Milky Way's Dark Matter Clumpier Than Thought
The universe’s normal and invisible dark matter is revealed in this portrait assembled from space telescope observations. Normal matter appears in red, its distribution observed primarily by the European Space Agency’s XMM/Newton telescope. The blue regions distinguish areas of invisible and elusive dark matter as recorded by the Hubble Space Telescope. The gray areas denote stars and galaxies, the visible light of which was also observed by Hubble.
Credit: NASA, ESA and R. Massey (California Institute of Technology)

Our galaxy's dark matter is clumpier than once thought, according to a new computer simulation.

The model, created by one of the most powerful supercomputers in the world, shows that the spherical halo of dark matter that envelopes the Milky Way contains dense clumps and streams of the mysterious stuff, even in the neighborhood of our solar system.

"In previous simulations, this region came out smooth, but now we have enough detail to see clumps of dark matter," said researcher Piero Madau, an astrophysicist at the University of California, Santa Cruz.

Dark matter, which scientists can only detect by noting its gravitational effect, is thought to make up about 85 percent of the matter in the universe. Its composition remains a mystery, though some scientists think it's made up of hypothetical particles called WIMPs (weakly interacting massive particles), which could annihilate each other and emit gamma rays when they collide.

The new simulation, described in the Aug. 7 issue of the journal Nature, implies that dark matter could be detected by the recently launched Gamma-ray Large Area Space Telescope (GLAST).

"That's what makes this exciting," Madau said. "Some of those clumps are so dense they will emit a lot of gamma rays if there is dark matter annihilation, and it might easily be detected by GLAST."

So far, though many teams have been looking for WIMP particles, no one has conclusively detected them.

"There are several candidate particles for cold dark matter, and our predictions for GLAST depend on the assumed particle type and its properties," said Juerg Diemand, a postdoctoral fellow at UCSC who led the new research. "For typical WIMPs, anywhere from a handful to a few dozen clear signals should stand out from the gamma-ray background after two years of observations.
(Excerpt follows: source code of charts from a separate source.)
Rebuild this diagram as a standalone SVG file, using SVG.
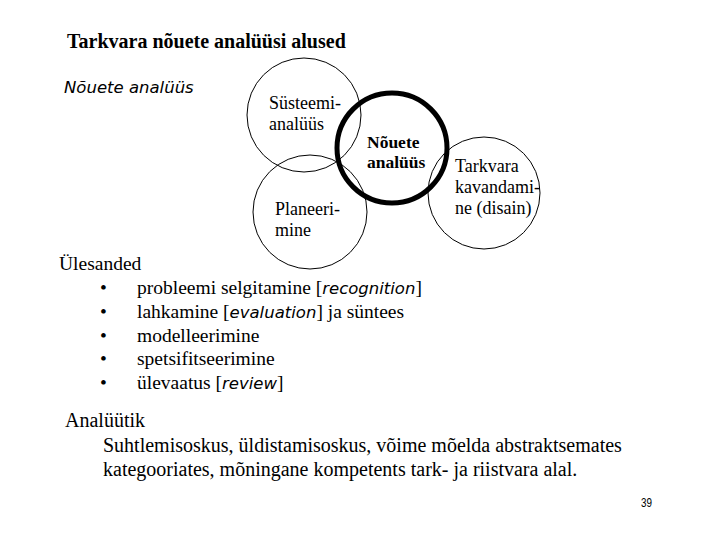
<svg xmlns="http://www.w3.org/2000/svg" width="720" height="540" viewBox="0 0 720 540">
<style>
.s{font-family:"Liberation Serif","Times New Roman",serif;fill:#000}
.t{font-size:20px;font-weight:bold}
.lbl{font-size:18px}
.b{font-weight:bold;font-size:17.5px}
.it{font-family:"DejaVu Sans","Liberation Sans",sans-serif;font-style:italic;font-size:16px;fill:#000}
.li{font-size:19.5px}
.p{font-size:20px}
.c{fill:none;stroke:#000;stroke-width:1}
</style>
<rect width="720" height="540" fill="#fff"/>
<text class="s t" x="67" y="48">Tarkvara nõuete analüüsi alused</text>
<text class="it" x="64" y="93" style="font-weight:300;font-size:16.5px">Nõuete analüüs</text>
<g id="node-systeemi">
<circle class="c" cx="304" cy="115" r="57"/>
<text class="s lbl" x="269" y="109">Süsteemi-</text>
<text class="s lbl" x="269" y="130">analüüs</text>
</g>
<g id="node-planeerimine">
<circle class="c" cx="310" cy="212" r="57"/>
<text class="s lbl" x="275" y="215">Planeeri-</text>
<text class="s lbl" x="275" y="236">mine</text>
</g>
<g id="node-tarkvara">
<circle class="c" cx="484" cy="193" r="56"/>
<text class="s lbl" x="455" y="172">Tarkvara</text>
<text class="s lbl" x="455" y="193">kavandami-</text>
<text class="s lbl" x="455" y="214">ne (disain)</text>
</g>
<g id="node-nouete">
<circle cx="392" cy="148" r="55" fill="none" stroke="#000" stroke-width="5"/>
<text class="s b" x="367" y="148">Nõuete</text>
<text class="s b" x="367" y="168">analüüs</text>
</g>
<g id="connectors"></g>
<text class="s li" x="59" y="270">Ülesanded</text>
<g class="s li">
<text x="100" y="294">•</text><text x="137" y="294">probleemi selgitamine [<tspan class="it" style="font-size:16.5px">recognition</tspan>]</text>
<text x="100" y="318">•</text><text x="137" y="318">lahkamine [<tspan class="it" style="font-size:16.5px">evaluation</tspan>] ja süntees</text>
<text x="100" y="342">•</text><text x="137" y="342">modelleerimine</text>
<text x="100" y="365">•</text><text x="137" y="365">spetsifitseerimine</text>
<text x="100" y="389">•</text><text x="137" y="389">ülevaatus [<tspan class="it" style="font-size:16.5px">review</tspan>]</text>
</g>
<text class="s p" x="65" y="427">Analüütik</text>
<text class="s p" x="103" y="452">Suhtlemisoskus, üldistamisoskus, võime mõelda abstraktsemates</text>
<text class="s p" x="103" y="476">kategooriates, mõningane kompetents tark- ja riistvara alal.</text>
<text x="641" y="507" textLength="11" lengthAdjust="spacingAndGlyphs" style="font-family:'Liberation Sans',sans-serif;font-size:13px">39</text>
</svg>
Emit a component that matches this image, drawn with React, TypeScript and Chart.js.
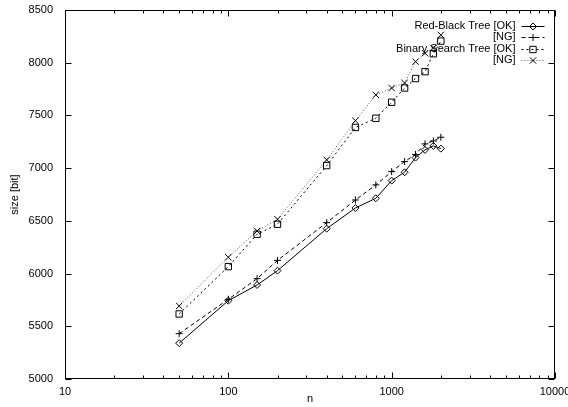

That would be a big discovery for GLAST."

The model took about one month to run on the Jaguar supercomputer at Oak Ridge National Laboratory in Tennessee. By following the gravitational interactions of more than a billion parcels of dark matter over 13.7 billion years, the computer could predict how the dark matter in the universe developed over time based on leading theories of how dark matter interacts.

"It simulates the dark matter distribution from near the time of the Big Bang until the present epoch, so practically the entire age of the universe, and focuses on resolving the halo around a galaxy like the Milky Way," Diemand said.

The research was funded by the U.S. Department of Energy, NASA and the Swiss National Science Foundation.